→ **Material for this task**
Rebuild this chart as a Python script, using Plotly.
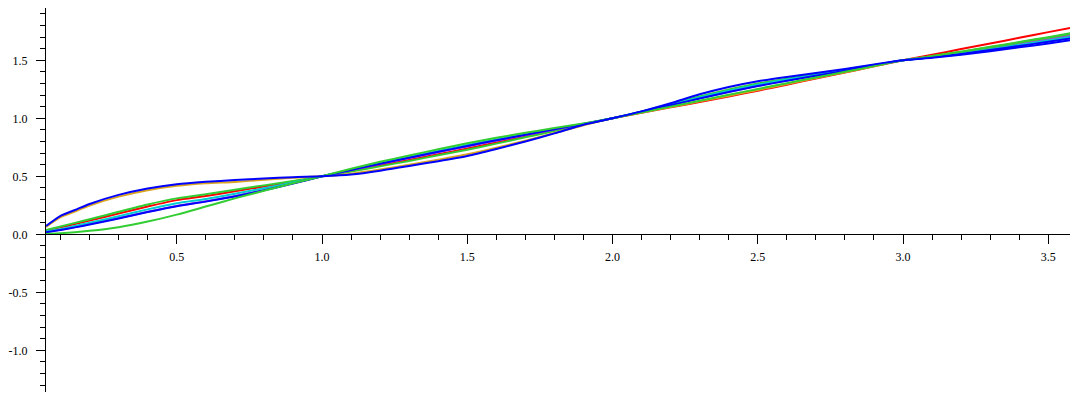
import plotly.graph_objects as go

x = [0.05, 0.1, 0.15, 0.2, 0.3, 0.4, 0.5, 0.6, 0.7, 0.8, 0.9, 1.0,
     1.1, 1.2, 1.3, 1.4, 1.5, 1.6, 1.7, 1.8, 1.9, 2.0,
     2.1, 2.2, 2.3, 2.4, 2.5, 2.6, 2.7, 2.8, 2.9, 3.0,
     3.1, 3.2, 3.3, 3.4, 3.5, 3.59]

red = [0.033, 0.06, 0.088, 0.118, 0.18, 0.24, 0.295, 0.33, 0.372, 0.412, 0.455, 0.5,
       0.546, 0.593, 0.642, 0.69, 0.74, 0.791, 0.843, 0.896, 0.948, 1.0,
       1.048, 1.095, 1.141, 1.189, 1.238, 1.29, 1.343, 1.395, 1.448, 1.5,
       1.548, 1.597, 1.645, 1.694, 1.743, 1.787]

green_upper = [0.037, 0.068, 0.099, 0.13, 0.195, 0.258, 0.31, 0.345, 0.385, 0.422, 0.46, 0.5,
               0.541, 0.586, 0.633, 0.681, 0.73, 0.782, 0.836, 0.891, 0.947, 1.0,
               1.06, 1.122, 1.188, 1.248, 1.3, 1.342, 1.38, 1.419, 1.46, 1.5,
               1.537, 1.575, 1.616, 1.658, 1.70, 1.74]

gold = [0.064, 0.148, 0.197, 0.248, 0.325, 0.38, 0.418, 0.44, 0.452, 0.47, 0.487, 0.5,
        0.523, 0.558, 0.599, 0.643, 0.69, 0.746, 0.808, 0.873, 0.941, 1.0,
        1.049, 1.098, 1.146, 1.195, 1.245, 1.296, 1.347, 1.398, 1.449, 1.5,
        1.534, 1.57, 1.609, 1.65, 1.69, 1.728]

magenta = [0.02, 0.04, 0.063, 0.088, 0.14, 0.195, 0.245, 0.285, 0.33, 0.382, 0.44, 0.5,
           0.554, 0.606, 0.657, 0.708, 0.758, 0.807, 0.856, 0.904, 0.951, 1.0,
           1.056, 1.114, 1.173, 1.229, 1.28, 1.326, 1.368, 1.411, 1.456, 1.5,
           1.531, 1.565, 1.602, 1.641, 1.68, 1.717]

blue_thin = [0.018, 0.037, 0.06, 0.085, 0.137, 0.192, 0.242, 0.282, 0.327, 0.379, 0.437, 0.5,
             0.555, 0.608, 0.66, 0.711, 0.762, 0.811, 0.858, 0.905, 0.952, 1.0,
             1.056, 1.113, 1.171, 1.227, 1.278, 1.324, 1.367, 1.411, 1.456, 1.5,
             1.526, 1.555, 1.588, 1.624, 1.66, 1.695]

cyan = [0.025, 0.045, 0.073, 0.1, 0.156, 0.215, 0.268, 0.305, 0.35, 0.397, 0.447, 0.5,
        0.559, 0.614, 0.667, 0.719, 0.77, 0.818, 0.864, 0.909, 0.953, 1.0,
        1.058, 1.118, 1.18, 1.238, 1.29, 1.334, 1.374, 1.415, 1.458, 1.5,
        1.528, 1.56, 1.595, 1.633, 1.67, 1.706]

green_lower = [0.002, 0.01, 0.018, 0.03, 0.062, 0.11, 0.17, 0.24, 0.31, 0.375, 0.44, 0.5,
               0.566, 0.625, 0.68, 0.733, 0.785, 0.832, 0.875, 0.916, 0.955, 1.0,
               1.051, 1.101, 1.152, 1.203, 1.253, 1.303, 1.352, 1.401, 1.451, 1.5,
               1.535, 1.573, 1.612, 1.654, 1.695, 1.734]

blue_thick = [0.072, 0.16, 0.21, 0.262, 0.34, 0.395, 0.432, 0.453, 0.468, 0.481, 0.493, 0.5,
              0.515, 0.548, 0.59, 0.63, 0.675, 0.735, 0.80, 0.87, 0.945, 1.0,
              1.06, 1.13, 1.207, 1.27, 1.32, 1.357, 1.39, 1.425, 1.465, 1.5,
              1.522, 1.548, 1.578, 1.612, 1.645, 1.678]

x_tickvals = [0.5, 1.0, 1.5, 2.0, 2.5, 3.0, 3.5]
x_ticktext = ["0.5", "1.0", "1.5", "2.0", "2.5", "3.0", "3.5"]
y_tickvals = [-1.0, -0.5, 0.0, 0.5, 1.0, 1.5]
y_ticktext = ["-1.0", "-0.5", "0.0", "0.5", "1.0", "1.5"]

series = [
    (red, "#FF0000"),
    (green_upper, "#32CD32"),
    (gold, "#DAA520"),
    (magenta, "#A83CE6"),
    (cyan, "#00CED1"),
    (blue_thin, "#0000FF"),
    (green_lower, "#32CD32"),
    (blue_thick, "#0000FF"),
]

fig = go.Figure()
for ys, col in series:
    fig.add_trace(go.Scatter(x=x, y=ys, mode="lines",
                             line=dict(color=col, width=2, shape="spline", smoothing=0.6),
                             hoverinfo="skip", showlegend=False))

xr = [0.05, 3.585]
yr = [-1.359, 1.951]
pos0 = (0 - yr[0]) / (yr[1] - yr[0])

fig.update_layout(
    width=1070, height=384,
    margin=dict(l=38, r=5, t=0, b=0),
    paper_bgcolor="white", plot_bgcolor="white",
    font=dict(family="Liberation Serif", size=12, color="black"),
    xaxis=dict(range=xr, anchor="free", position=pos0, side="bottom",
               automargin=False,
               showline=True, linecolor="black", linewidth=1,
               showgrid=False, zeroline=False,
               tickmode="array", tickvals=x_tickvals, ticktext=x_ticktext,
               ticks="outside", ticklen=9, tickcolor="black", tickwidth=1,
               ticklabelstandoff=2,
               minor=dict(ticks="outside", ticklen=5, dtick=0.1, tick0=0,
                          tickcolor="black", showgrid=False)),
    yaxis=dict(range=yr, automargin=False,
               showline=True, linecolor="black", linewidth=1,
               showgrid=False, zeroline=False,
               tickmode="array", tickvals=y_tickvals, ticktext=y_ticktext,
               ticks="outside", ticklen=9, tickcolor="black", tickwidth=1,
               ticklabelstandoff=6,
               minor=dict(ticks="outside", ticklen=5, dtick=0.1, tick0=0,
                          tickcolor="black", showgrid=False)),
)

fig.write_html("out.html")
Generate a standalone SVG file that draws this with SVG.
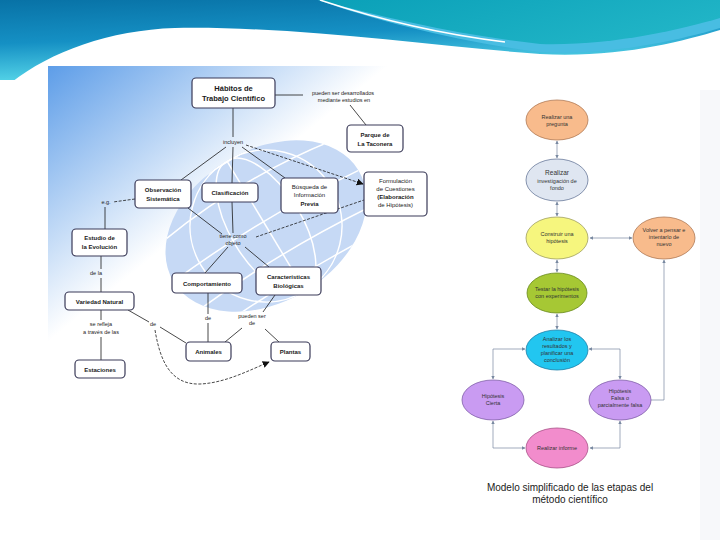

→ **Your goal**
Everything from the top line of the data down to and including the line with "1.537, 1.575, 1.616, 1.658, 1.70, 1.74]" is to be copied, except the pictures.

→ **Complete output**
Rebuild this chart as a Python script, using Plotly.
import plotly.graph_objects as go

x = [0.05, 0.1, 0.15, 0.2, 0.3, 0.4, 0.5, 0.6, 0.7, 0.8, 0.9, 1.0,
     1.1, 1.2, 1.3, 1.4, 1.5, 1.6, 1.7, 1.8, 1.9, 2.0,
     2.1, 2.2, 2.3, 2.4, 2.5, 2.6, 2.7, 2.8, 2.9, 3.0,
     3.1, 3.2, 3.3, 3.4, 3.5, 3.59]

red = [0.033, 0.06, 0.088, 0.118, 0.18, 0.24, 0.295, 0.33, 0.372, 0.412, 0.455, 0.5,
       0.546, 0.593, 0.642, 0.69, 0.74, 0.791, 0.843, 0.896, 0.948, 1.0,
       1.048, 1.095, 1.141, 1.189, 1.238, 1.29, 1.343, 1.395, 1.448, 1.5,
       1.548, 1.597, 1.645, 1.694, 1.743, 1.787]

green_upper = [0.037, 0.068, 0.099, 0.13, 0.195, 0.258, 0.31, 0.345, 0.385, 0.422, 0.46, 0.5,
               0.541, 0.586, 0.633, 0.681, 0.73, 0.782, 0.836, 0.891, 0.947, 1.0,
               1.06, 1.122, 1.188, 1.248, 1.3, 1.342, 1.38, 1.419, 1.46, 1.5,
               1.537, 1.575, 1.616, 1.658, 1.70, 1.74]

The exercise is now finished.